The promise of digital advertising has always been its ability to precisely target people. Before the digital age, companies placed ads in places where they expected potential customers would see them, such as a newspaper, and hoped for the best. Online, companies could instead target ads based on people's browsing history and interests. This fueled the profits of companies like Meta, which held vast amounts of data on their users. For years, Apple helped by offering an 'identifier for advertisers' (IDFA), giving advertisers a way to track people's behavior on its devices. Users have long been able to disable IDFA in their phones' settings. But last year, citing privacy concerns, Apple turned off IDFA by default and forced apps to ask people if they want to be tracked. It seems most do not: a study in December by AppsFlyer, an ad-tech company, suggested that 54% of Apple users who saw the prompt opted out.
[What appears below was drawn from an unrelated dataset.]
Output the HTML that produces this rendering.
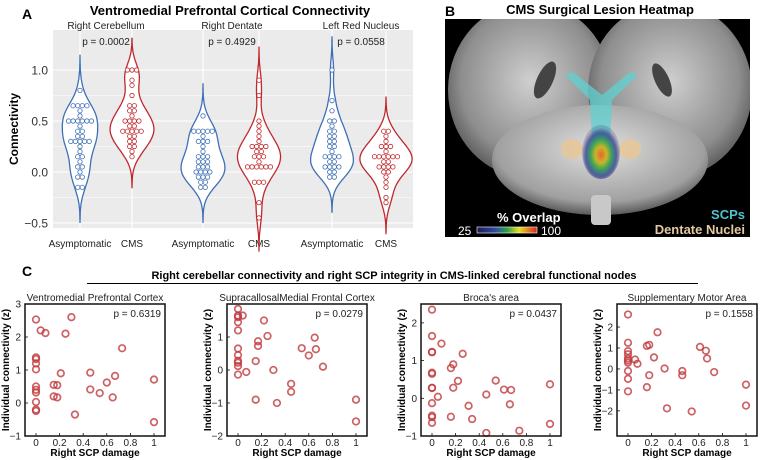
<!DOCTYPE html>
<html><head><meta charset="utf-8"><style>
body{margin:0;background:#fff;}
svg{display:block;font-family:"Liberation Sans",Arial,sans-serif;}
</style></head><body>
<svg id="fig" width="764" height="460" viewBox="0 0 764 460" xmlns="http://www.w3.org/2000/svg">
<defs>
<clipPath id="bclip"><rect x="445" y="19" width="305" height="218"/></clipPath>
<radialGradient id="brainL" cx="50%" cy="45%" r="60%"><stop offset="0" stop-color="#cfcfcf"/><stop offset="0.7" stop-color="#8e8e8e"/><stop offset="1" stop-color="#4a4a4a"/></radialGradient>
<radialGradient id="cereb" cx="50%" cy="40%" r="60%"><stop offset="0" stop-color="#e0e0e0"/><stop offset="0.8" stop-color="#a0a0a0"/><stop offset="1" stop-color="#5a5a5a"/></radialGradient>
<radialGradient id="heat" cx="50%" cy="55%" r="50%"><stop offset="0" stop-color="#e8662a"/><stop offset="0.3" stop-color="#c7b52a"/><stop offset="0.55" stop-color="#3aa35a"/><stop offset="0.8" stop-color="#3a4a9a" stop-opacity="0.85"/><stop offset="1" stop-color="#2a2a6a" stop-opacity="0.2"/></radialGradient>
<linearGradient id="cbar" x1="0" x2="1"><stop offset="0" stop-color="#1a1a5a"/><stop offset="0.3" stop-color="#2d4aa0"/><stop offset="0.5" stop-color="#2aa04a"/><stop offset="0.7" stop-color="#e8e020"/><stop offset="1" stop-color="#e02020"/></linearGradient>
</defs>
<g id="panelA"></g>
<g id="panelB">
  <text x="445" y="16" font-size="14" font-weight="bold">B</text>
  <text x="600" y="14" font-size="13" font-weight="bold" text-anchor="middle">CMS Surgical Lesion Heatmap</text>
  <rect x="445" y="19" width="305" height="218" fill="#000"/>
  <g clip-path="url(#bclip)">
    <ellipse cx="530" cy="90" rx="82" ry="88" fill="url(#brainL)"/>
    <ellipse cx="670" cy="90" rx="82" ry="88" fill="url(#brainL)"/>
    <ellipse cx="545" cy="80" rx="8" ry="20" fill="#444" transform="rotate(25 545 80)"/>
    <ellipse cx="662" cy="80" rx="7" ry="18" fill="#444" transform="rotate(-25 662 80)"/>
    <ellipse cx="600" cy="160" rx="108" ry="55" fill="url(#cereb)"/>
    <rect x="591" y="195" width="20" height="30" rx="4" fill="#c8c8c8"/>
    <path d="M565 75 L590 100 L592 140 L610 140 L612 100 L638 75 L630 72 L602 95 L573 72 Z" fill="#5fd0d0" opacity="0.75"/>
    <ellipse cx="572" cy="149" rx="11" ry="10" fill="#e6c79a" opacity="0.9"/>
    <ellipse cx="630" cy="149" rx="11" ry="10" fill="#e6c79a" opacity="0.9"/>
    <ellipse cx="601" cy="152" rx="19" ry="27" fill="url(#heat)"/>
  </g>
  <text x="497" y="222" font-size="13" font-weight="bold" fill="#fff">% Overlap</text>
  <text x="458" y="235" font-size="12" fill="#fff">25</text>
  <rect x="477" y="227" width="60" height="6" fill="url(#cbar)" stroke="#fff" stroke-width="0.6"/>
  <text x="541" y="235" font-size="12" fill="#fff">100</text>
  <text x="745" y="219" font-size="13" font-weight="bold" fill="#4fc3cf" text-anchor="end">SCPs</text>
  <text x="745" y="234" font-size="13" font-weight="bold" fill="#e3c9a0" text-anchor="end">Dentate Nuclei</text>
</g>
<g id="panelC">
  <text x="22" y="276" font-size="14" font-weight="bold">C</text>
  <text x="394" y="279" font-size="11" font-weight="bold" text-anchor="middle">Right cerebellar connectivity and right SCP integrity in CMS-linked cerebral functional nodes</text>
  <line x1="87" y1="283.5" x2="698" y2="283.5" stroke="#000" stroke-width="1"/>
</g>
</svg>
<script>
// ---------- Panel A data ----------
const groupNames = ["Right Cerebellum","Right Dentate","Left Red Nucleus"];
const groupPvals = ["p = 0.0002","p = 0.4929","p = 0.0558"];
const violinCats = ["Asymptomatic","CMS","Asymptomatic","CMS","Asymptomatic","CMS"];
const yTicksA = [-0.5,0.0,0.5,1.0];
const yTickLabelsA = ["\u22120.5","0.0","0.5","1.0"];
const rcAsym = [0.82,0.67,0.67,0.63,0.63,0.6,0.55,0.52,0.52,0.52,0.52,0.48,0.48,0.45,0.41,0.41,0.37,0.34,0.3,0.3,0.3,0.3,0.3,0.27,0.2,0.17,0.13,0.1,0.06,0.03,0.0,-0.03,-0.06,-0.13,-0.17];
const rcCms = [0.98,0.98,0.98,0.9,0.87,0.74,0.67,0.63,0.6,0.6,0.55,0.52,0.5,0.5,0.48,0.45,0.45,0.41,0.41,0.38,0.38,0.38,0.35,0.35,0.3,0.3,0.24,0.24,0.2,0.17];
const rdAsym = [0.54,0.42,0.42,0.42,0.42,0.38,0.34,0.31,0.28,0.28,0.24,0.2,0.17,0.14,0.14,0.1,0.1,0.1,0.07,0.07,0.03,0.0,0.0,0.0,0.0,-0.03,-0.06,-0.06,-0.08,-0.1,-0.13,-0.17];
const rdCms = [0.9,0.74,0.48,0.45,0.38,0.34,0.3,0.27,0.24,0.24,0.24,0.2,0.2,0.17,0.14,0.14,0.1,0.07,0.07,0.04,0.04,0.04,0.04,-0.1,-0.1,-0.1,-0.3,-0.45];
const lrnAsym = [1.0,0.72,0.62,0.52,0.48,0.45,0.41,0.38,0.34,0.34,0.31,0.28,0.24,0.24,0.2,0.17,0.14,0.14,0.14,0.1,0.1,0.07,0.07,0.04,0.04,0.0,0.0,-0.03,-0.07];
const lrnCms = [0.41,0.38,0.34,0.28,0.26,0.24,0.24,0.21,0.17,0.17,0.14,0.14,0.14,0.14,0.1,0.1,0.07,0.07,0.04,0.04,0.0,0.0,-0.03,-0.12,-0.17,-0.25,-0.28];

// ---------- Panel C data ----------
const scatterTitles = ["Ventromedial Prefrontal Cortex","SupracallosalMedial Frontal Cortex","Broca's area","Supplementary Motor Area"];
const scatterPvals = ["p = 0.6319","p = 0.0279","p = 0.0437","p = 0.1558"];
const xTicksC = [0,0.2,0.4,0.6,0.8,1];
const xTickLabelsC = ["0","0.2","0.4","0.6","0.8","1"];
const yTicks1 = [-1,0,1,2,3];
const yTicks2 = [-2,-1,0,1];
const yTicks3 = [-1,0,1,2];
const yTicks4 = [-2,-1,0,1,2];
const damage1 = [0,0.04,0.08,0.3,0.25,0.73,0,0,0,0,0,0,0,0,0,0,0.21,0.46,0.15,0.18,0.15,0.18,0.46,0.54,0.6,0.67,0.65,0.33,1,1];
const conn1 = [2.53,2.2,2.12,2.6,2.1,1.66,1.38,1.33,1.2,1.02,0.5,0.4,0.32,0.03,-0.2,-0.24,0.9,0.92,0.55,0.54,0.2,0.17,0.41,0.3,0.62,0.82,0.17,-0.35,0.71,-0.58];
const damage2 = [0,0,0,0.04,0,0,0.22,0,0,0,0,0,0,0.07,0.17,0.17,0.25,0.15,0.3,0.54,0.6,0.65,0.66,0.72,0.45,0.45,0.15,0.33,1,1];
const conn2 = [1.85,1.65,1.6,1.65,1.45,1.2,1.5,0.65,0.45,0.28,0.22,0.12,-0.14,-0.06,0.87,0.73,1.03,0.27,0.0,0.66,0.44,0.98,0.63,0.1,-0.42,-0.66,-0.9,-1.0,-0.9,-1.56];
const damage3 = [0,0,0,0,0.08,0.26,0.18,0.16,0,0,0,0,0.18,0.22,0.05,0,0,0,0,0.16,0.31,0.34,0.46,0.54,0.61,0.67,0.66,0.46,0.74,1,1];
const conn3 = [2.35,1.65,1.23,1.22,1.45,1.18,0.9,0.8,0.68,0.65,0.28,0.27,0.28,0.46,0.04,-0.13,-0.46,-0.5,-0.65,-0.49,-0.2,-0.55,0.1,0.47,0.23,0.22,-0.16,-0.92,-0.86,0.37,-0.68];
const damage4 = [0,0,0,0,0,0,0,0.06,0.08,0,0,0,0.16,0.18,0.25,0.22,0.18,0.16,0.31,0.33,0.46,0.46,0.54,0.61,0.66,0.67,0.73,1,1];
const conn4 = [2.6,1.25,0.85,0.7,0.5,0.4,0.3,0.45,0.25,-0.1,-0.47,-1.07,1.1,1.15,1.75,0.55,-0.3,-0.87,0.02,-1.88,-0.1,-0.3,-2.03,1.05,0.87,0.5,-0.15,-0.75,-1.75];

const NS = "http://www.w3.org/2000/svg";
function mk(tag, attrs, parent, txt){
  const e = document.createElementNS(NS, tag);
  for (const k in attrs) e.setAttribute(k, attrs[k]);
  if (txt !== undefined) e.textContent = txt;
  parent.appendChild(e); return e;
}

// ---------- Panel A ----------
(function(){
  const g = document.getElementById('panelA');
  const L=53, R=413, T=30, B=228;
  const yA = v => 172 - v*102;
  const catX = [80,132,203,259,332,386];
  const groupX = [106,232,361];
  const sets = [rcAsym, rcCms, rdAsym, rdCms, lrnAsym, lrnCms];
  let t = mk('text',{x:22,y:19,'font-size':14,'font-weight':'bold'},g,'A');
  
  
  t = mk('text',{x:230,y:15,'font-size':13,'font-weight':'bold','text-anchor':'middle'},g,'Ventromedial Prefrontal Cortical Connectivity');
  
  
  const bg = mk('rect',{x:L,y:T,width:R-L,height:B-T,fill:'#ebebeb'},g);
  
  
  [-0.25,0.25,0.75].forEach(v=>{
    const l = mk('line',{x1:L,x2:R,y1:yA(v),y2:yA(v),stroke:'#fff','stroke-width':0.6},g);
    
    
  });
  yTicksA.forEach((v,i)=>{
    const l = mk('line',{x1:L,x2:R,y1:yA(v),y2:yA(v),stroke:'#fff','stroke-width':1.1},g);
    
    
    const tl = mk('text',{x:L-5,y:yA(v)+4.5,'font-size':12,'text-anchor':'end',fill:'#333'},g,yTickLabelsA[i]);
    
    
  });
  catX.forEach((x,i)=>{
    const l = mk('line',{x1:x,x2:x,y1:T,y2:B,stroke:'#fff','stroke-width':1.1},g);
    
    
    const tl = mk('text',{x:x,y:247,'font-size':10,'text-anchor':'middle',fill:'#222'},g,violinCats[i]);
    
    
  });
  t = mk('text',{x:0,y:0,'font-size':12,'font-weight':'bold','text-anchor':'middle',transform:'translate(18,129) rotate(-90)'},g,'Connectivity');
  
  
  groupX.forEach((x,i)=>{
    const a = mk('text',{x:x,y:29,'font-size':10,'text-anchor':'middle',fill:'#222'},g,groupNames[i]);
    
    
    const p = mk('text',{x:x,y:45,'font-size':10,'text-anchor':'middle',fill:'#222'},g,groupPvals[i]);
    
    
  });
  const bw = 0.11;
  sets.forEach((vals,i)=>{
    const col = i%2===0 ? '#3f6fb5' : '#c0282d';
    const mn = Math.min(...vals)-3*bw, mx = Math.max(...vals)+3*bw;
    const steps = 80, dens=[];
    for(let s=0;s<=steps;s++){
      const y = mn + (mx-mn)*s/steps;
      let d=0; vals.forEach(v=>{d+=Math.exp(-0.5*((y-v)/bw)**2);});
      dens.push([y,d/(vals.length*bw*Math.sqrt(2*Math.PI))]);
    }
    const scale = 12.5;
    let path = '';
    dens.forEach(([y,d],k)=>{path += (k?'L':'M')+(catX[i]+d*scale).toFixed(1)+' '+yA(y).toFixed(1);});
    for(let k=dens.length-1;k>=0;k--){path += 'L'+(catX[i]-dens[k][1]*scale).toFixed(1)+' '+yA(dens[k][0]).toFixed(1);}
    path+='Z';
    const v = mk('path',{d:path,fill:'#fff',stroke:col,'stroke-width':1.3},g);
    
    
    const bins = {};
    vals.forEach(val=>{const b=Math.round(val/0.05); (bins[b]=bins[b]||[]).push(val);});
    Object.keys(bins).forEach(b=>{
      const n = bins[b].length;
      bins[b].forEach((val,j)=>{
        const cx = catX[i] + (j-(n-1)/2)*4.6;
        const c = mk('circle',{cx:cx,cy:yA(b*0.05),r:2.2,fill:'#fff',stroke:col,'stroke-width':0.8},g);
        
        
      });
    });
  });
})();

// ---------- Panel C ----------
(function(){
  const g = document.getElementById('panelC');
  const lefts = [25,227,421,617];
  const T=304, B=436, W=140;
  const xs = [damage1,damage2,damage3,damage4];
  const ys = [conn1,conn2,conn3,conn4];
  const yt = [yTicks1,yTicks2,yTicks3,yTicks4];
  const ydom = [[-1,3],[-2,2],[-1,2.5],[-3.2,3.1]];
  lefts.forEach((L,p)=>{
    const sx = v => L + 11 + v*118;
    const sy = v => B - (v-ydom[p][0])/(ydom[p][1]-ydom[p][0])*(B-T);
    const t = mk('text',{x:L+W/2,y:301,'font-size':10,'text-anchor':'middle',fill:'#222'},g,scatterTitles[p]);
    
    
    xs[p].forEach((xv,k)=>{
      const c = mk('circle',{cx:sx(xv),cy:sy(ys[p][k]),r:3.3,fill:'none',stroke:'#c0393d','stroke-width':1.7,'stroke-opacity':0.8},g);
      
      
    });
    const box = mk('rect',{x:L,y:T,width:W,height:B-T,fill:'none',stroke:'#111','stroke-width':1.5},g);
    
    
    const pv = mk('text',{x:L+W-4,y:T+13,'font-size':10,'text-anchor':'end',fill:'#222'},g,scatterPvals[p]);
    
    
    xTicksC.forEach((v,i)=>{
      const tk = mk('line',{x1:sx(v),x2:sx(v),y1:B,y2:B-3,stroke:'#111','stroke-width':0.8},g);
      
      
      const tl = mk('text',{x:sx(v),y:B+10,'font-size':10,'text-anchor':'middle',fill:'#222'},g,xTickLabelsC[i]);
      
      
    });
    yt[p].forEach(v=>{
      const tk = mk('line',{x1:L,x2:L+3,y1:sy(v),y2:sy(v),stroke:'#111','stroke-width':0.8},g);
      
      
      const tl = mk('text',{x:L-4,y:sy(v)+3.5,'font-size':10,'text-anchor':'end',fill:'#222'},g,v<0?'\u2212'+(-v):String(v));
      
      
    });
    const xt = mk('text',{x:L+W/2,y:456,'font-size':10,'font-weight':'bold','text-anchor':'middle'},g,'Right SCP damage');
    
    
    const ytl = mk('text',{x:0,y:0,'font-size':10,'font-weight':'bold','text-anchor':'middle',transform:'translate('+(L-16)+','+((T+B)/2)+') rotate(-90)'},g,'Individual connectivity (z)');
    
    
  });
})();
</script>
</body></html>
This change has made digital advertising much trickier. Sheryl Sandberg, Meta's chief operating officer, told investors that the change decreased the accuracy of ad targeting and slowed the collection of data showing whether ads work. Both of these changes make 'direct-response ads,' which encourage consumers to take an action like clicking or purchasing, less appealing to advertisers. The financial impact on ad-sellers like Meta has been painful. The $10 billion hit estimated by Meta amounts to over 8% of its revenue in 2021. Snap, another social-media company, and Unity, a games engine which operates an ad network, also expect Apple's changes to hurt their businesses. Apple, meanwhile, is doing well: estimates suggest its own ad business has grown significantly since it introduced the app tracking pop-up. (A different pop-up, with a more persuasive sales pitch for opting-in to tracking, appears on Apple's own apps.)